Figure scripts
..........
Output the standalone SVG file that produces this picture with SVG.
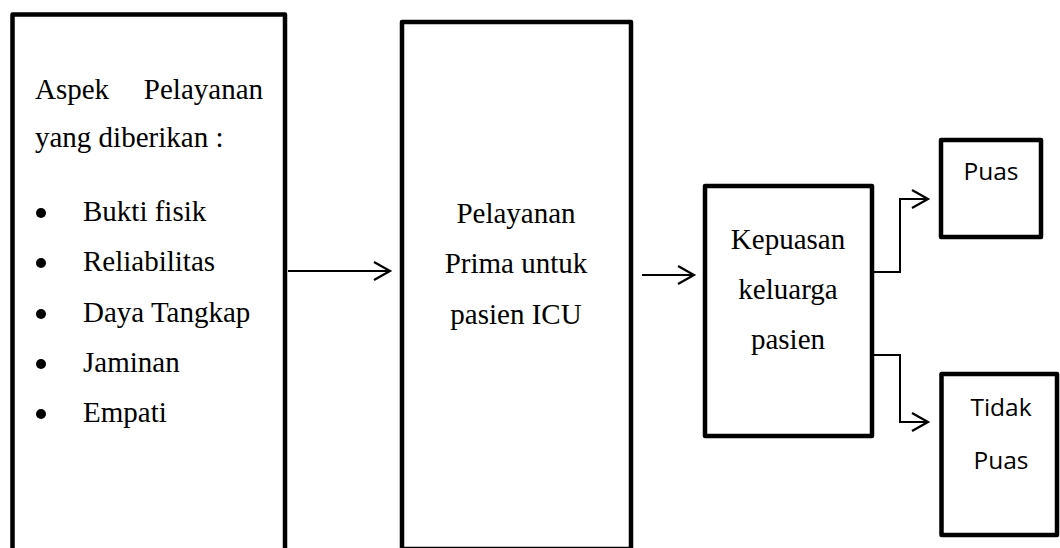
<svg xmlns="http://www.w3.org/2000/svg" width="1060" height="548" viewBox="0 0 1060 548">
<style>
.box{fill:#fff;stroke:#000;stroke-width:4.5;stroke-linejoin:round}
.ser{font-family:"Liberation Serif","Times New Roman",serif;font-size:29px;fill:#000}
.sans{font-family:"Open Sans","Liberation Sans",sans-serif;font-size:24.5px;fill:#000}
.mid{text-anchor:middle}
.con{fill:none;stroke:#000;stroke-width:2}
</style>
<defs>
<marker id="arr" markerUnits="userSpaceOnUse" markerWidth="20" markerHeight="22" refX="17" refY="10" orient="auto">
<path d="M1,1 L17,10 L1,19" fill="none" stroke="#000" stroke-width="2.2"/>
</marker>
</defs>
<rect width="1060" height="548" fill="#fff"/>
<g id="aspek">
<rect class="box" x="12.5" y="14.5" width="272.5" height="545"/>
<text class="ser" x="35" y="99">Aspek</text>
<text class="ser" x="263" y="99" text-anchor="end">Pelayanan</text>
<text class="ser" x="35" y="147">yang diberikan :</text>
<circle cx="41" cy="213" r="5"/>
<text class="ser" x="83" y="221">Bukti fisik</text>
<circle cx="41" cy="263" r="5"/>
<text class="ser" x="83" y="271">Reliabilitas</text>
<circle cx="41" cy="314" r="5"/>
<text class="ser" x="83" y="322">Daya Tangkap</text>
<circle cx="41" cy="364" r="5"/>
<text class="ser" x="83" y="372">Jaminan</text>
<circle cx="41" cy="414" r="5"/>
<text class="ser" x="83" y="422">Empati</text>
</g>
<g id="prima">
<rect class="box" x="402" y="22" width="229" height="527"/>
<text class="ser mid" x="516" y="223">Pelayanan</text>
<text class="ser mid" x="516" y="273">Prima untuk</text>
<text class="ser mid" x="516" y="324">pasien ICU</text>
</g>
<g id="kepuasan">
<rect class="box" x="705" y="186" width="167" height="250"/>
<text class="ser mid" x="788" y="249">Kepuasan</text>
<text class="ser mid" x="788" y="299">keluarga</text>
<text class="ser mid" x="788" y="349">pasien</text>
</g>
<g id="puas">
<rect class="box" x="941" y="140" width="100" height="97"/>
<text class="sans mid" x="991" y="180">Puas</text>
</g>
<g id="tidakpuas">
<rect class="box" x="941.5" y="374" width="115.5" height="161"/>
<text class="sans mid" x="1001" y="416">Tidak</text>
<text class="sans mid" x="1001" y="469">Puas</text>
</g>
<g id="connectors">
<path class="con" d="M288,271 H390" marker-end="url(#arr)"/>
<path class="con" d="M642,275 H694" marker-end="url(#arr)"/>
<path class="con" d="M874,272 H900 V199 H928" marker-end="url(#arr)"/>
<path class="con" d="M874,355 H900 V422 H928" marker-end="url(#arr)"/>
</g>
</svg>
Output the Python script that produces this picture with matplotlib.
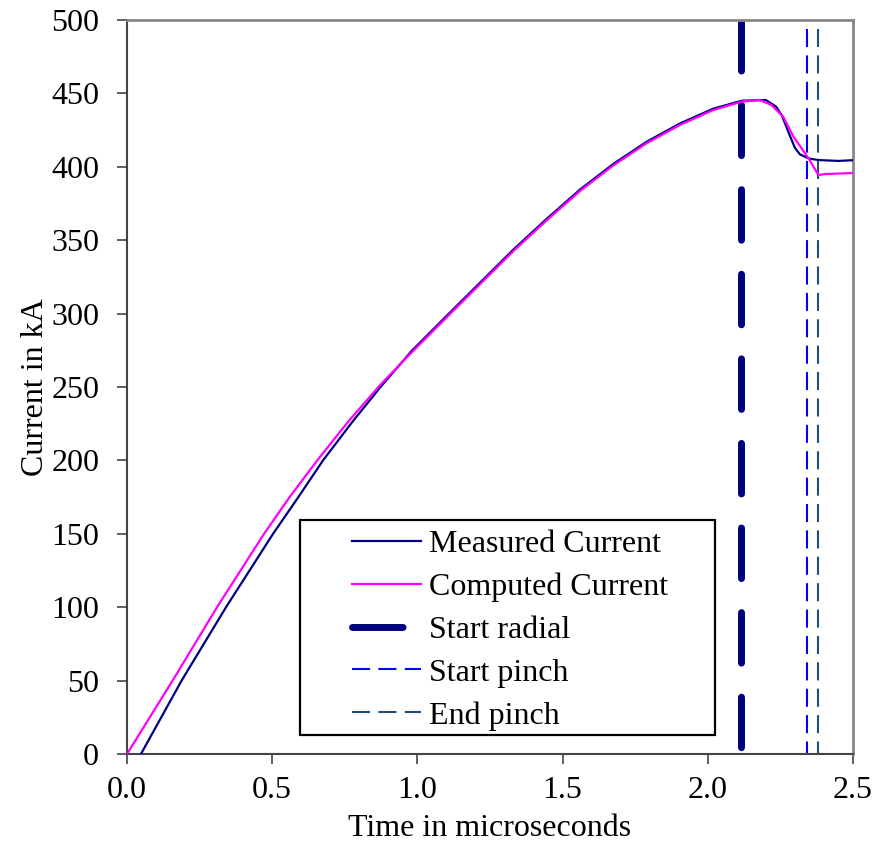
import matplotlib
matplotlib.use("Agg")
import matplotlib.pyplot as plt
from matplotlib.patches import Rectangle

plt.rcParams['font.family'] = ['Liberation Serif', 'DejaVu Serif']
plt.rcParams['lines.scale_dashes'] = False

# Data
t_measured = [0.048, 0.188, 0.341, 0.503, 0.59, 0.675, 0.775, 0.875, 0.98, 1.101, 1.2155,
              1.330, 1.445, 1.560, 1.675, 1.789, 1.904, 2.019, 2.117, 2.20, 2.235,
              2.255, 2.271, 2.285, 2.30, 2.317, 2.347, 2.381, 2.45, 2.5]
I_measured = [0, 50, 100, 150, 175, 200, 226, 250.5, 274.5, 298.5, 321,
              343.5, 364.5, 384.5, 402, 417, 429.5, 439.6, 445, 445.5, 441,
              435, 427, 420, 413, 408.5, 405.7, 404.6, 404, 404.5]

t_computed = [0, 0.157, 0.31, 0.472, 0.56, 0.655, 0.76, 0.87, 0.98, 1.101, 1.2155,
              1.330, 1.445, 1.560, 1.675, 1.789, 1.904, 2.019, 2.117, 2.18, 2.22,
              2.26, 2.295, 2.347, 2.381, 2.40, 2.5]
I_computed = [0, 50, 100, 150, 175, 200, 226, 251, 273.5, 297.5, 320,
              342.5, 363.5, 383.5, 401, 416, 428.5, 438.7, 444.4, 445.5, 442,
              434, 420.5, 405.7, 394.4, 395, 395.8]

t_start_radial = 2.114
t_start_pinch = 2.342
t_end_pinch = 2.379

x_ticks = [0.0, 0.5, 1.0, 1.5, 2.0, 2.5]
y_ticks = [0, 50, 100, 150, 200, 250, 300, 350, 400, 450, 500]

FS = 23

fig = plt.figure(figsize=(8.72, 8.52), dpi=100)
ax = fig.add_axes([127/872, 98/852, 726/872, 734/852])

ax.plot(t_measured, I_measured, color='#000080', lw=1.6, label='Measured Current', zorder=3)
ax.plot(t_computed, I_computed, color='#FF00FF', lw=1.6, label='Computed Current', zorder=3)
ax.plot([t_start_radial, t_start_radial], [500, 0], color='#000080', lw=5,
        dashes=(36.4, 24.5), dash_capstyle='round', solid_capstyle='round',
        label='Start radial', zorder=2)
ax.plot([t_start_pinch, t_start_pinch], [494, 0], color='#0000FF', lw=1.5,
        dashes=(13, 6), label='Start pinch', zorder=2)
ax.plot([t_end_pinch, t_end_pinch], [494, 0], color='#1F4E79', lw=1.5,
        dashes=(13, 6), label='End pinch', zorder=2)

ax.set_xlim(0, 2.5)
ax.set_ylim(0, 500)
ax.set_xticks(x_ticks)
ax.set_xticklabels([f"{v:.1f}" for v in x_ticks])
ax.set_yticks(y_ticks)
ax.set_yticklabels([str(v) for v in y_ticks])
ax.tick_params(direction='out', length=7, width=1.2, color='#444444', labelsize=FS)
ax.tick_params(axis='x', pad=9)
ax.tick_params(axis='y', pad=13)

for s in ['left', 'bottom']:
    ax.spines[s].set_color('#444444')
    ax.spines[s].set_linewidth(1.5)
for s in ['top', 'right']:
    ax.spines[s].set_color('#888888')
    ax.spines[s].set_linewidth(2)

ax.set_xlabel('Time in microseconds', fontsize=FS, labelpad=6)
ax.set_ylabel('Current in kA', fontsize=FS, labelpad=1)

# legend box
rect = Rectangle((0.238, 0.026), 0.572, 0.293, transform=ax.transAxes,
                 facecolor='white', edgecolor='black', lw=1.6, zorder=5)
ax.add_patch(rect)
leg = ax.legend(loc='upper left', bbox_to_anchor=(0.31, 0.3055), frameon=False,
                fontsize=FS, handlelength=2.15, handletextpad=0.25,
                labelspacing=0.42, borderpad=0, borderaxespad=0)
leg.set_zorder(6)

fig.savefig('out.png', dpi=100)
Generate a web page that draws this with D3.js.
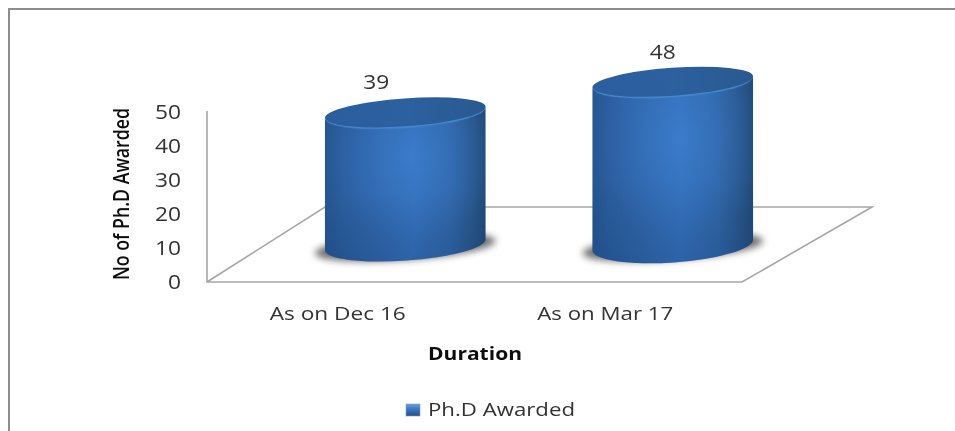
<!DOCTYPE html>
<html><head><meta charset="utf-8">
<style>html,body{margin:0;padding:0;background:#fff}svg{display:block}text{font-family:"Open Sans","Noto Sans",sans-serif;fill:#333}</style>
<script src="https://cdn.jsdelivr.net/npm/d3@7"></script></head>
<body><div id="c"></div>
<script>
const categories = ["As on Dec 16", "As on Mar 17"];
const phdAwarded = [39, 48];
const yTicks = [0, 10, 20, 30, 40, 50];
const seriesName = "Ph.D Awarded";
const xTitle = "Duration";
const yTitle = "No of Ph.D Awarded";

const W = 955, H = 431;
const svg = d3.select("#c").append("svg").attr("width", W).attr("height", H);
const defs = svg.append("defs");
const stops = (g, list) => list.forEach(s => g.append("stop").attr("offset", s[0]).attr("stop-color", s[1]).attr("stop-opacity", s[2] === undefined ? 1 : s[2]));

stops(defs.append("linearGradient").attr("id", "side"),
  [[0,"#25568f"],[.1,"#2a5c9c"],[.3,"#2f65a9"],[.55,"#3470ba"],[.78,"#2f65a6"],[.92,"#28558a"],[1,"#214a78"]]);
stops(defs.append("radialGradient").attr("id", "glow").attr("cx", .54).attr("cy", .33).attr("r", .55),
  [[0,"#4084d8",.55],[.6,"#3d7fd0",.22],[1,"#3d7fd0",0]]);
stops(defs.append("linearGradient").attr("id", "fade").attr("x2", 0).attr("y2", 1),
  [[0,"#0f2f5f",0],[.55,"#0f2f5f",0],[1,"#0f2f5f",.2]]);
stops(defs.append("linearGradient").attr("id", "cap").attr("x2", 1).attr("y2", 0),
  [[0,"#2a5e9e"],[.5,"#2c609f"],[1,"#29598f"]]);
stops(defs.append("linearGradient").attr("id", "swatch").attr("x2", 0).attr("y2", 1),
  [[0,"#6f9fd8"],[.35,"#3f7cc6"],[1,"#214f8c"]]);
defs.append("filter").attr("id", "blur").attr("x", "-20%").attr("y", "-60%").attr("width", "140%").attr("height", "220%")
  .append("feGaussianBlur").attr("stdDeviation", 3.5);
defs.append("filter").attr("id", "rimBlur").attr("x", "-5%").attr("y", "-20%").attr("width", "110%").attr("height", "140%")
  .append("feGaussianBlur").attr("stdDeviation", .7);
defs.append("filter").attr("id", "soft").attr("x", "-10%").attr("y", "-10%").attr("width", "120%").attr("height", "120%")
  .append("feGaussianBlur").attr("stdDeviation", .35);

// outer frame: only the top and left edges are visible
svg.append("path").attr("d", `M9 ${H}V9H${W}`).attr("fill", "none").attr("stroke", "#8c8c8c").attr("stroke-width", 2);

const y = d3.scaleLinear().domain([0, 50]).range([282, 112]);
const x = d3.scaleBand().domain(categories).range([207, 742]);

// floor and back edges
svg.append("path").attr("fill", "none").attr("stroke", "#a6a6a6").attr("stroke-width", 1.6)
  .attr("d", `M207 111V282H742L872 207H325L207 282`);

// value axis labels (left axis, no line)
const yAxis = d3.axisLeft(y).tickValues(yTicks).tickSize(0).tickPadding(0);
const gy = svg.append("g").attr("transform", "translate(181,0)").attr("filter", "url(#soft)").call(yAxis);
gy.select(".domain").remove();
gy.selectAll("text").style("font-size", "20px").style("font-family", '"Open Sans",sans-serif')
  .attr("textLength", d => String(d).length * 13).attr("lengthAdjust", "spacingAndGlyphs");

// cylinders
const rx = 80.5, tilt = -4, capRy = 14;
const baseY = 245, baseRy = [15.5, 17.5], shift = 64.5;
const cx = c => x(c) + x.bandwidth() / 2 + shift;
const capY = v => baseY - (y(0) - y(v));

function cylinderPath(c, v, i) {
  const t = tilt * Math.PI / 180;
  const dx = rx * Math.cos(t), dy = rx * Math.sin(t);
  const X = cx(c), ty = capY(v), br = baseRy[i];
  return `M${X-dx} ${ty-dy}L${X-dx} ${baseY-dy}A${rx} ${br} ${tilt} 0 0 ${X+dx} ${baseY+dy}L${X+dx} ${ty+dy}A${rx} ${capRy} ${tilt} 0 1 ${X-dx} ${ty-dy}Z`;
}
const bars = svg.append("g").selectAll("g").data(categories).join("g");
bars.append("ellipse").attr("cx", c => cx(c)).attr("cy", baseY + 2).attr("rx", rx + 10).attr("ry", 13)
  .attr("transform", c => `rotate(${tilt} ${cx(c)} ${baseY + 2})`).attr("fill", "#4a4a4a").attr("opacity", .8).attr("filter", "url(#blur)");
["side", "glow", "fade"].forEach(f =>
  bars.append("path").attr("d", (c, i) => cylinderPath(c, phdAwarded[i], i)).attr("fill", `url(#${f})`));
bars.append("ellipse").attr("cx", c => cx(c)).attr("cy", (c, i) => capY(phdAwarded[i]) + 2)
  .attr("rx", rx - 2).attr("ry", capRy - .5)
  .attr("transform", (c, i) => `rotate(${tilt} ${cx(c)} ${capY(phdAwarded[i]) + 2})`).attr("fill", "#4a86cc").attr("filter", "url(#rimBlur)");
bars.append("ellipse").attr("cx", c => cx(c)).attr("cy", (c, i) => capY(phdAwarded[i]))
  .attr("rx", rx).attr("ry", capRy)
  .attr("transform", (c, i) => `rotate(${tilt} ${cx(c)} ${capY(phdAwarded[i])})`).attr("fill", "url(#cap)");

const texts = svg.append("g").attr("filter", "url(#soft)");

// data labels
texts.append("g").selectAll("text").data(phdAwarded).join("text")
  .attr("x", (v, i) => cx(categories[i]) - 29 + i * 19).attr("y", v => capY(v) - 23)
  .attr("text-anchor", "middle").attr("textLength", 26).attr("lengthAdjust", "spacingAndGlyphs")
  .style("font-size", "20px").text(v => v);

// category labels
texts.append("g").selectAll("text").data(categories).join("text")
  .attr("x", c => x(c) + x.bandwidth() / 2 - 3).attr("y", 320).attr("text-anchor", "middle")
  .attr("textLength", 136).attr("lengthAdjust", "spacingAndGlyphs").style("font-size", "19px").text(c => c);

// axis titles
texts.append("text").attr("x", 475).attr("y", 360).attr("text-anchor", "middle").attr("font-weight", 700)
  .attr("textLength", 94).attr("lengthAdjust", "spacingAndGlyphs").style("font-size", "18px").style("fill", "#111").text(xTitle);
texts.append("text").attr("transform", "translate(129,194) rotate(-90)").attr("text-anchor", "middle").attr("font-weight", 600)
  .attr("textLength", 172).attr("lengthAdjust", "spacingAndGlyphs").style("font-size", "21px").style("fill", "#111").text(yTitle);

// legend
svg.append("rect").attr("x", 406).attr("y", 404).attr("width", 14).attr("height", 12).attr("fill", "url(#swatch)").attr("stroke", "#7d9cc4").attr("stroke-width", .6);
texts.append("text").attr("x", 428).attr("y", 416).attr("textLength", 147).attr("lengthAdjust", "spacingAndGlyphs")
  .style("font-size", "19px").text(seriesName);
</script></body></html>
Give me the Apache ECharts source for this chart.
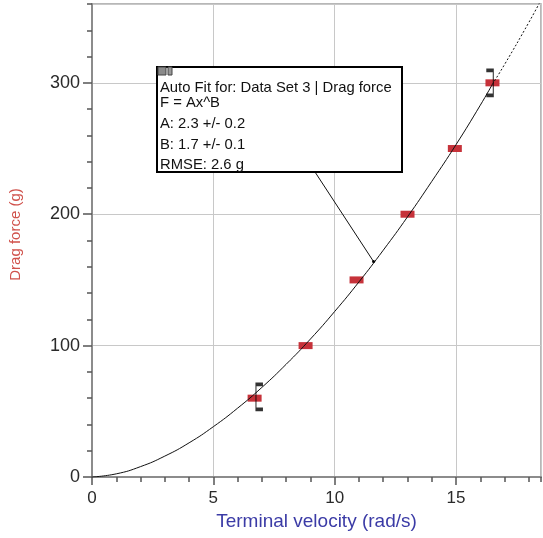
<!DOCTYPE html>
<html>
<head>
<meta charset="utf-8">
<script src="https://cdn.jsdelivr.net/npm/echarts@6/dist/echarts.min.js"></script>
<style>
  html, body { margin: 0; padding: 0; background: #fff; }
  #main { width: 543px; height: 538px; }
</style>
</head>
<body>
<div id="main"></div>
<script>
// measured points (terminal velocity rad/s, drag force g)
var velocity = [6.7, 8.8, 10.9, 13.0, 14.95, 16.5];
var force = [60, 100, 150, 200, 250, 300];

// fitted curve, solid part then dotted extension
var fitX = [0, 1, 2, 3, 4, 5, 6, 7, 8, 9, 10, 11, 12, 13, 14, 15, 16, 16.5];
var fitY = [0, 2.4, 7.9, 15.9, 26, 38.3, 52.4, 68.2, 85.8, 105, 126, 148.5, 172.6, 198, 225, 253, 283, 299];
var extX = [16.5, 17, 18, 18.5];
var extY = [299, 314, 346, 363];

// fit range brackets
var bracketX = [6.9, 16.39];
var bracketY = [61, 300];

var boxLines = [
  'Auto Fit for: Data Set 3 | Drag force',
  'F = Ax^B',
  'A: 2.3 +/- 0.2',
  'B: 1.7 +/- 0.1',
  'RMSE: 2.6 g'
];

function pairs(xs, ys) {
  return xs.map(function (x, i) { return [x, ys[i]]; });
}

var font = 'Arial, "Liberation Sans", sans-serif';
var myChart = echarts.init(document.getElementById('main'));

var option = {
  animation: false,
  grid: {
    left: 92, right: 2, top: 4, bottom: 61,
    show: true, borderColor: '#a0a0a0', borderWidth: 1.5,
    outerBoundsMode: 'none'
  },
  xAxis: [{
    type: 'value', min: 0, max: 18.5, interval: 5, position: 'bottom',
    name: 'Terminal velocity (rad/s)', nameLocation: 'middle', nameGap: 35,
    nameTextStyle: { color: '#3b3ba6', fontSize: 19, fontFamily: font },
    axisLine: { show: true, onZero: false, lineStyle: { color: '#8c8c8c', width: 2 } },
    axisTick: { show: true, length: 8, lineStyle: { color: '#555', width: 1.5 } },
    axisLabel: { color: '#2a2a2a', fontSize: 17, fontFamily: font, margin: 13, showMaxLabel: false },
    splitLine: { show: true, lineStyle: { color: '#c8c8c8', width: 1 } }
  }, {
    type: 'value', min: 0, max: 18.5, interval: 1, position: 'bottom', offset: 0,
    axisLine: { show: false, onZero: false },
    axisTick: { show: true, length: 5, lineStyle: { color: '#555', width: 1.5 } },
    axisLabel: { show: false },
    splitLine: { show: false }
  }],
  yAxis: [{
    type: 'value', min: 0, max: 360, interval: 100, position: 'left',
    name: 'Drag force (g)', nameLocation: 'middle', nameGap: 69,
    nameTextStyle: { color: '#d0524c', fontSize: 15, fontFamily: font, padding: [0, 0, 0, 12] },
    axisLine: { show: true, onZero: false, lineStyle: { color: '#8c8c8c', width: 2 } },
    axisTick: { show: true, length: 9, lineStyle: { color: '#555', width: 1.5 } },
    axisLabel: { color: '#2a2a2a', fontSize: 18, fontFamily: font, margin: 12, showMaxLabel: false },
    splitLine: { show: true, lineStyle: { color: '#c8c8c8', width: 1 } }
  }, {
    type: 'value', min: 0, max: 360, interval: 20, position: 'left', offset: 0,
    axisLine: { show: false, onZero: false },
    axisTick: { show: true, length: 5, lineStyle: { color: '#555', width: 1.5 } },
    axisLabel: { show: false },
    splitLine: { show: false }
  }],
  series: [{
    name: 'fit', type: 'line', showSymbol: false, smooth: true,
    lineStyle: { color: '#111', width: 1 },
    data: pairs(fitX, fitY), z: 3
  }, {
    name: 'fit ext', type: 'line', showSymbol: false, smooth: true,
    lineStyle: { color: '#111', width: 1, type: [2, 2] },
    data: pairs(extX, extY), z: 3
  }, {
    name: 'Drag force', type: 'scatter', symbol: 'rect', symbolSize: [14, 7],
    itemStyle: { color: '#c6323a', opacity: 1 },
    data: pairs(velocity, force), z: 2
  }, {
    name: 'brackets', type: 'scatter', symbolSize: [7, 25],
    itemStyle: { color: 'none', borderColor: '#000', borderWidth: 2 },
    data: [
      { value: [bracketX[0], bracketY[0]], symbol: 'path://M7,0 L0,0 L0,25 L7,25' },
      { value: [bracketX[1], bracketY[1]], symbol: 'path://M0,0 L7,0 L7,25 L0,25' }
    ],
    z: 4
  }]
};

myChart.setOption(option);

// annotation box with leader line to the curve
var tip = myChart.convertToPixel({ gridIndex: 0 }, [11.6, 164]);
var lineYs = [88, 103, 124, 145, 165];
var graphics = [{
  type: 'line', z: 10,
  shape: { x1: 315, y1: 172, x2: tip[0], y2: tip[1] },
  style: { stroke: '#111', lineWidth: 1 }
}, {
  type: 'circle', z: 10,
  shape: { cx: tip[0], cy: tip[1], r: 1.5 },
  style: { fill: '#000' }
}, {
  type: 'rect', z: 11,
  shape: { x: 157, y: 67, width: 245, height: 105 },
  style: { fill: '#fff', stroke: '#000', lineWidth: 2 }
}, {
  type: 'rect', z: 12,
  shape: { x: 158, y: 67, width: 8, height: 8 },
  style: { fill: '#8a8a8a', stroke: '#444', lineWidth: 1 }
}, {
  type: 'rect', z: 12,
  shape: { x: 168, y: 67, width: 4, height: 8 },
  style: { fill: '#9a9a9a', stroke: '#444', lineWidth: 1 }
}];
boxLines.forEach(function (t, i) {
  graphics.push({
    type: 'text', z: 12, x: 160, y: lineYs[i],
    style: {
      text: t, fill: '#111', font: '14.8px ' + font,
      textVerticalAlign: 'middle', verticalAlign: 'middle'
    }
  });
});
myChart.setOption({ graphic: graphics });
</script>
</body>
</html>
..........
• [WHAT IS BEING ASKED]: Your task is to retype exactly the lines from the one containing "Output the Python" through the one containing "plt.rcParams['lines.scale_dashes'] = False", leaving every picture out.

• [WORKED ANSWER]:
Output the Python script that produces this picture with matplotlib.
import matplotlib
matplotlib.use("Agg")
import matplotlib.pyplot as plt
from matplotlib.patches import Rectangle

plt.rcParams['font.family'] = ['Liberation Serif', 'DejaVu Serif']
plt.rcParams['lines.scale_dashes'] = False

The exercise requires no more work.